Welcome to Interacting Minds, in which we will venture into the “dark matter” of social neuroscience, pursuing the question of what constitutes a “meeting of minds”. The course consists of two modules. The first module is theory-oriented and meant to get you up to speed on the latest knowledge on human interaction. For now, I recommend reading the chapter from the late Nicholas Humphrey, “The society of selves”, on the apparent paradox between our exceptional sociability and our exceptional loneliness. The other article, “Beyond the isolated brain”, discusses ways in which social neuroscience could make headway in understanding both these essential elements of the human condition.
The second module is research-oriented and provides you with an opportunity to extend knowledge on human interaction in the form a principled research project. As do most research projects, part of your project will rely on programming to analyze and visualize data. Today, two similar coding languages are popular in academia, namely MATLAB and Python. Starting week 2, we will use these interchangeably throughout the course. The first, MATLAB, comes with its own interface. For the second, Python, a popular coding environment is Jupyter Notebook, an interactive platform that runs locally in the web browser. Google’s Colab constitutes a Google Docs-like spin-off of this platform. It runs entirely in the cloud, does not require a setup, and can be shared with people and groups. In case you're new to any of these platforms, I recommend you go through the installation and introduction links provided below. Just like how we really learn to handle a car after obtaining our driver's license, the goal here is to get yourself to a level where you “get by” handling and plotting your data.

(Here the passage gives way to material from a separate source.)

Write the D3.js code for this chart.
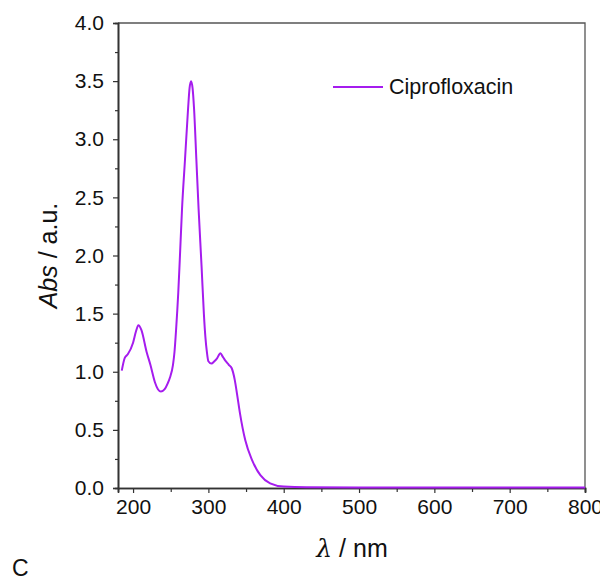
<!DOCTYPE html>
<html>
<head>
<meta charset="utf-8">
<script src="https://cdn.jsdelivr.net/npm/d3@7"></script>
<style>
  body { margin: 0; background: #fff; }
  svg text { font-family: "Liberation Sans", Arial, sans-serif; fill: #111; }
</style>
</head>
<body>
<svg id="chart" width="600" height="578"></svg>
<script>
// wavelength (nm) and absorbance
const wavelength = [185, 189, 193, 200, 204, 207, 211, 218, 223, 229, 233, 237, 242, 246, 249, 253, 255, 257, 260, 262, 265, 269, 273, 275, 277, 279, 281, 284, 287, 291, 294, 296, 298, 300, 304, 308, 311, 316, 319, 322, 327, 331, 335, 338, 342, 349, 358, 369, 382, 400, 430, 500, 600, 700, 800];
const absorbance = [1.01, 1.12, 1.15, 1.25, 1.35, 1.40, 1.36, 1.17, 1.06, 0.91, 0.85, 0.83, 0.85, 0.90, 0.95, 1.06, 1.17, 1.35, 1.68, 1.96, 2.40, 2.83, 3.26, 3.44, 3.50, 3.44, 3.26, 2.83, 2.40, 1.90, 1.50, 1.30, 1.17, 1.09, 1.07, 1.09, 1.11, 1.16, 1.13, 1.10, 1.06, 1.03, 0.93, 0.81, 0.64, 0.41, 0.24, 0.11, 0.04, 0.012, 0.006, 0.005, 0.005, 0.005, 0.005];
const seriesName = "Ciprofloxacin";
const xTicks = [200, 300, 400, 500, 600, 700, 800];
const yTicks = [0, 0.5, 1.0, 1.5, 2.0, 2.5, 3.0, 3.5, 4.0];

const svg = d3.select("#chart");
const margin = {left: 118, top: 23, right: 15, bottom: 90};
const W = 600, H = 578;

const x = d3.scaleLinear().domain([180, 800]).range([margin.left, W - margin.right]);
const y = d3.scaleLinear().domain([0, 4]).range([H - margin.bottom, margin.top]);

const axisColor = "#333";

// frame (top + right)
svg.append("path")
  .attr("d", `M${x(180)},${y(4)}H${x(800)}V${y(0)}`)
  .attr("fill", "none").attr("stroke", "#555").attr("stroke-width", 1.3);

// x axis: minor + major ticks, outward
const gx = svg.append("g").attr("transform", `translate(0,${y(0)})`);
gx.append("g").call(d3.axisBottom(x).tickValues(d3.range(250, 800, 100)).tickSize(4).tickFormat(""));
gx.append("g").call(d3.axisBottom(x).tickValues(xTicks).tickSize(5).tickFormat(d3.format("d")).tickPadding(6));
gx.selectAll("text").style("font-size", "21px");

// y axis
const gy = svg.append("g").attr("transform", `translate(${x(180)},0)`);
gy.append("g").call(d3.axisLeft(y).tickValues(d3.range(0.25, 4, 0.5)).tickSize(3).tickFormat(""));
gy.append("g").call(d3.axisLeft(y).tickValues(yTicks).tickSize(5).tickFormat(d3.format(".1f")).tickPadding(9));
gy.selectAll("text").style("font-size", "21px");

svg.selectAll(".domain").attr("stroke", axisColor).attr("stroke-width", 1.6);
svg.selectAll(".tick line").attr("stroke", axisColor).attr("stroke-width", 1.2);

// spectrum
const pts = wavelength.map((w, i) => [w, absorbance[i]]);
const line = d3.line().x(d => x(d[0])).y(d => y(d[1])).curve(d3.curveMonotoneX);
svg.append("path").datum(pts)
  .attr("d", line)
  .attr("fill", "none").attr("stroke", "#a51cee").attr("stroke-width", 2);

// legend
svg.append("line").attr("x1", 333).attr("x2", 383).attr("y1", 87).attr("y2", 87)
  .attr("stroke", "#a51cee").attr("stroke-width", 2);
svg.append("text").attr("x", 389).attr("y", 94).style("font-size", "21.5px").text(seriesName);

// axis titles
const yl = svg.append("text")
  .attr("transform", `translate(57,${(y(0) + y(4)) / 2}) rotate(-90)`)
  .attr("text-anchor", "middle").style("font-size", "25px");
yl.append("tspan").style("font-style", "italic").text("Abs");
yl.append("tspan").text(" / a.u.");

const xl = svg.append("text")
  .attr("x", 352).attr("y", 557)
  .attr("text-anchor", "middle").style("font-size", "25px");
xl.append("tspan").style("font-style", "italic").style("font-family", "'DejaVu Serif', serif").text("λ");
xl.append("tspan").text(" / nm");

svg.append("text").attr("x", 12).attr("y", 576).style("font-size", "23px").text("C");
</script>
</body>
</html>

In this lecture, we will take an excursion into artificial intelligence (AI) to understand why it is so difficult to build a virtual assistant that satisfies human expectations.
In this lab, we will equip an artificial agent with probabilistic reasoning abilities, the latest from cognitive science, and assess what obstacles our agent would face in human interaction.
In this lecture, we will discuss the phenomenon of audience design, a critical yet largely overlooked feature of ordinary language use. When do we deploy it, and how do we acquire this social ability?
In this lecture, we will discuss the foundational thoughts of Wittgenstein, and ask how people in dialogue can come to use the same term when referring to an object.
In this lecture, we will discuss both early and recent approaches to understanding human interaction, asking what key criteria human interaction studies need to satisfy.
In this lab, we will analyze interactive behavior recorded in the Tacit Communication Game, and generate predictions of neural activity supporting effective communication.
In this lecture, we will test the hypothesis that people in dialogue understand one another because they jointly develop and coordinate a shared conceptual space that provides critical context for using and interpreting communicative signals.
In this lecture, we will critically discuss the concept of interpersonal synchrony in the context of human social interaction studies.
In this lab, we will perform and analyze physiological recordings of responses to emotional visual stimuli.
For the second module of the course, we will learn to design and run an interaction study, building on insights gleaned from the first module. We kick this second module off with The Scientific Method, a principled approach for finding explanations of phenomena backed by evidence.
In this lab, we will discuss key considerations in experimental design, followed by analysis of last week's physiological recordings.
In this class, each group will propose and pitch an idea for a project in the form of a research hypothesis (~10 mins, no more than 5 slides). The class will collectively provide constructive feedback on the idea and how to potentially improve the hypothesis.
In this lab, we will discuss data collection in the lab and online, including scraping of the web and social media.
In this class, each group will propose an experimental design for testing their research hypothesis (~10 mins, no more than 5 slides). The class will collectively provide constructive feedback on the design, including how to potentially improve it.
In this lab, we will cover the basics of data analysis and perform an analysis of an autism communication dataset.
In this lab, we will cover the basics of decoding analysis and attempt to decode emotional content from our physiological recordings.
In this class, each group will present analyses and observations from their experiments (~10 mins, no more than 5 slides). The class will collectively provide constructive feedback, including how to potentially improve the analyses.
For our final lecture class of the term, we will work toward a synthesis of Interacting Minds and define outstanding conceptual and empirical challenges in the field.
In this final presentations class, each group will give a research presentation covering the start to finish of their project (~15 mins, no more than 10 slides).